Außerdem hebt Büşra die Bedeutung von Selbstlosigkeit in der Hospizarbeit hervor. „Man muss hingehen, um zu helfen und eine Stütze zu sein, aber nicht erwarten, dass die Menschen freudestrahlend oder mit Tränen in den Augen in deine Arme fallen“, sagt sie. Diese Arbeit erfordert eine Haltung der Selbstlosigkeit und den Verzicht auf persönliche Anerkennung oder Belohnung. Durch die Gespräche und die Erfahrungen im Hospiz bekommt Büşra die Chance, sich in andere Perspektiven besser hineinzuversetzen.

Die Arbeit im Hospiz und philosophische Fragen

„Im Hospiz sind nicht nur Seniorinnen und Senioren. Viele denken, Hospiz würde Einsamkeit bedeuten, doch ich habe ganz andere Erfahrungen gemacht.“ Büşra reflektiert über ihre anfängliche Motivation, sich für die Hospizarbeit zu engagieren. Auch sie dachte, dass diese ehrenamtliche Arbeit darin besteht, für Menschen da zu sein, die allein sind. Doch Büşra sieht in dieser Arbeit einen größeren Sinn. Sie unterstreicht: „Ich bin Teil einer Gesellschaft und gebe dieser Gesellschaft irgendetwas zurück in einer nicht entlohnenden Form. Das tut vor allem auch mir gut.“ Diese ehrliche Reflexion zeigt, dass die Motivation zur Hospizarbeit oft aus einem tiefen Bedürfnis nach Verbundenheit und Sinnhaftigkeit erwächst. Gleichermaßen bietet diese ehrenamtliche Arbeit auch die Möglichkeit, sich mit dem eigenen Leben genauer auseinanderzusetzen. So befasst sich auch Büşra intensiv damit, was der Tod und was das Leben für sie bedeuten. „Was bedeutet es überhaupt zu existieren? Was heißt Abschied? Was heißt Liebe?“, Büşra kann sich durch ihre Hospizarbeit intensiver mit diesen Themen auseinandersetzen.

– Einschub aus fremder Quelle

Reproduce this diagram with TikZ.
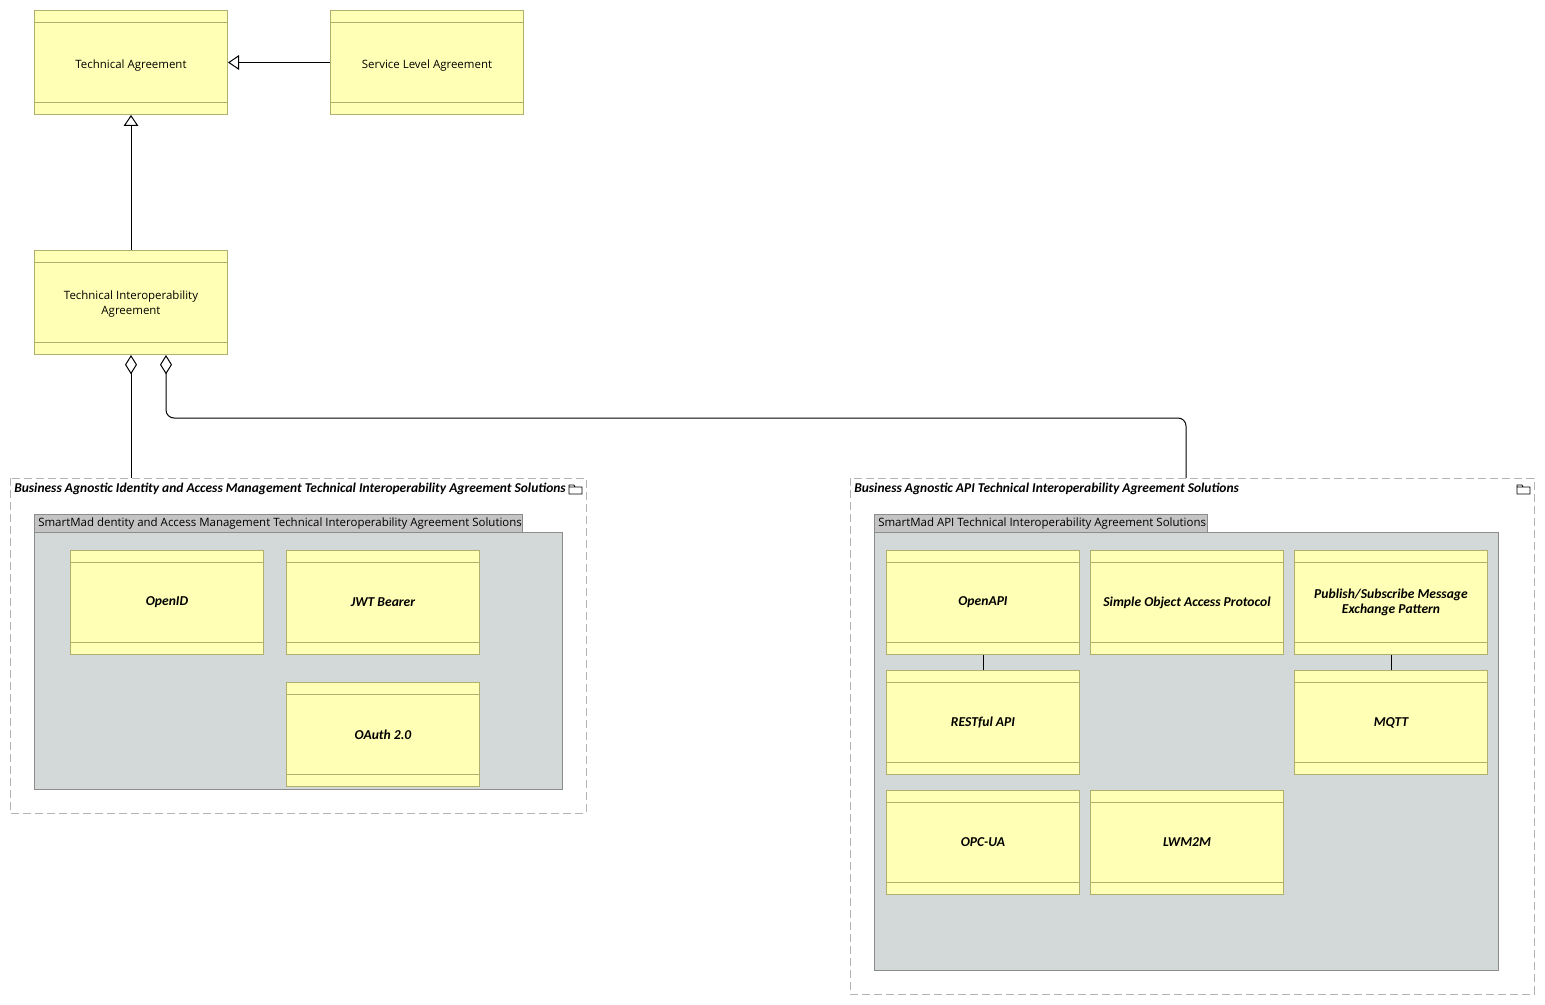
\documentclass[tikz,border=0pt]{standalone}
\usepackage{fontspec}
\setmainfont{Open Sans}
\newfontfamily\lblfont{Carlito}
\usetikzlibrary{arrows.meta,calc}
\definecolor{yfill}{RGB}{255,255,181}
\definecolor{yline}{RGB}{176,176,110}
\definecolor{gbody}{RGB}{211,217,217}
\definecolor{gtab}{RGB}{196,196,196}
\definecolor{gline}{RGB}{140,140,140}
\definecolor{dline}{RGB}{180,180,180}
\tikzset{
  ybox/.style={draw=yline, fill=yfill, line width=0.75pt, anchor=north west, inner sep=2pt,
    minimum width=144.75pt, minimum height=78pt, align=center, font=\fontsize{8.6}{11.25}\selectfont,
    path picture={
      \draw[yline, line width=0.75pt] ([yshift=-9pt]path picture bounding box.north west) -- ([yshift=-9pt]path picture bounding box.north east);
      \draw[yline, line width=0.75pt] ([yshift=9pt]path picture bounding box.south west) -- ([yshift=9pt]path picture bounding box.south east);
    }},
  ibox/.style={ybox, font=\lblfont\bfseries\itshape\fontsize{10.2}{11.5}\selectfont},
  grp/.style={draw=dline, dashed, dash pattern=on 6pt off 3pt, line width=0.75pt},
  gtitle/.style={anchor=west, inner sep=0pt, font=\lblfont\bfseries\itshape\fontsize{10.1}{11}\selectfont},
  tabbox/.style={draw=gline, fill=gtab, line width=0.75pt, anchor=north west, inner sep=3pt, minimum height=13.5pt},
  tabtext/.style={anchor=west, inner sep=0pt, font=\fontsize{8.6}{10}\selectfont},
  gbodybox/.style={draw=gline, fill=gbody, line width=0.75pt},
  conn/.style={line width=0.75pt, black},
  spec/.style={conn, -{Triangle[open, length=8.25pt, width=11pt, fill=white]}},
  aggr/.style={conn, {Diamond[open, length=14.5pt, width=9pt, fill=white]}-},
  folder/.style={draw=black, line width=0.6pt}
}
\begin{document}
\begin{tikzpicture}[x=0.75pt,y=-0.75pt]
\useasboundingbox (0,0) rectangle (1545,1005);

% top nodes
\node[ybox] (ta) at (34,10) {\rule{0pt}{11pt}Technical Agreement};
\node[ybox] (sla) at (330,10) {\rule{0pt}{11pt}Service Level Agreement};
\node[ybox] (tia) at (34,250) {\rule{0pt}{9pt}Technical Interoperability\\Agreement};

% group 1
\draw[grp] (10,478) rectangle (586,813);
\node[gtitle] (g1t) at (14,489) {Business Agnostic Identity and Access Management Technical Interoperability Agreement Solutions};
\draw[folder] (569,486) -- (569,494) -- (582,494) -- (582,487) -- (575,487) -- (574,485) -- (569,485) -- cycle (569,487) -- (575,487);
\draw[gbodybox] (34,532) rectangle (562,789);
\node[tabbox, minimum width=366pt] (g1tab) at (34,514) {};
\node[tabtext] (g1tabt) at (38,524) {SmartMad dentity and Access Management Technical Interoperability Agreement Solutions};

\node[ibox] (openid) at (70,550) {OpenID};
\node[ibox] (jwt) at (286,550) {JWT Bearer};
\node[ibox] (oauth) at (286,682) {OAuth 2.0};

% group 2
\draw[grp] (850,478) rectangle (1534,994);
\node[gtitle] (g2t) at (854,489) {Business Agnostic API Technical Interoperability Agreement Solutions};
\draw[folder] (1517,486) -- (1517,494) -- (1530,494) -- (1530,487) -- (1523,487) -- (1522,485) -- (1517,485) -- cycle (1517,487) -- (1523,487);
\draw[gbodybox] (874,532) rectangle (1498,970);
\node[tabbox, minimum width=249.75pt] (g2tab) at (874,514) {};
\node[tabtext] (g2tabt) at (878,524) {SmartMad API Technical Interoperability Agreement Solutions};

\node[ibox] (openapi) at (886,550) {OpenAPI};
\node[ibox] (soap) at (1090,550) {Simple Object Access Protocol};
\node[ibox] (pubsub) at (1294,550) {Publish/Subscribe Message\\Exchange Pattern};
\node[ibox] (rest) at (886,670) {RESTful API};
\node[ibox] (mqtt) at (1294,670) {MQTT};
\node[ibox] (opcua) at (886,790) {OPC-UA};
\node[ibox] (lwm2m) at (1090,790) {LWM2M};

% connection end points on group borders
\coordinate (g1top) at (131,478);
\coordinate (g2top) at (1186,478);

% connectors
\draw[spec] (sla.west) -- (ta.east);
\draw[spec] (tia.north) -- (ta.south);
\draw[aggr] (tia.south) -- (g1top);
\coordinate (d2) at ($(tia.south)+(35,0)$);
\draw[aggr, rounded corners=6pt] (d2) -- (166,418) -- (1186,418) -- (g2top);
\draw[conn] (openapi.south) -- (rest.north);
\draw[conn] (pubsub.south) -- (mqtt.north);
\end{tikzpicture}
\end{document}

In einer Zeit, die von Hektik und Selbstbezogenheit geprägt ist, erinnert Hospizarbeit daran, dass Erfüllung und Sinn auch in der Fürsorge für andere liegen können.

Büşra Delikaya

Die Arbeit im Hospiz bietet nicht nur die Möglichkeit, anderen zu helfen, sondern auch, sich persönlich weiterzuentwickeln. Büşras Erfahrungen zeigen, dass diese Arbeit nicht nur den Sterbenden und ihren Familien zugutekommt, sondern auch denjenigen, die sich dafür engagieren. Denn diese Arbeit bedeutet eine Bereicherung für das eigene Leben. Durch die Praxis von Demut und Selbstlosigkeit können die Menschen im Hospiz anderen nicht nur Trost und Unterstützung bieten, sondern auch zu einem tieferen Verständnis von Menschlichkeit und Mitgefühl gelangen. „Ich wollte mich engagieren und etwas machen, wo ich Menschen direkt helfe. Durch meine Hospizarbeit bekomme ich diese Chance. In einer Zeit, die von Hektik und Selbstbezogenheit geprägt ist, erinnert Hospizarbeit daran, dass Erfüllung und Sinn auch in der Fürsorge für andere liegen können“, fasst Büşra zusammen.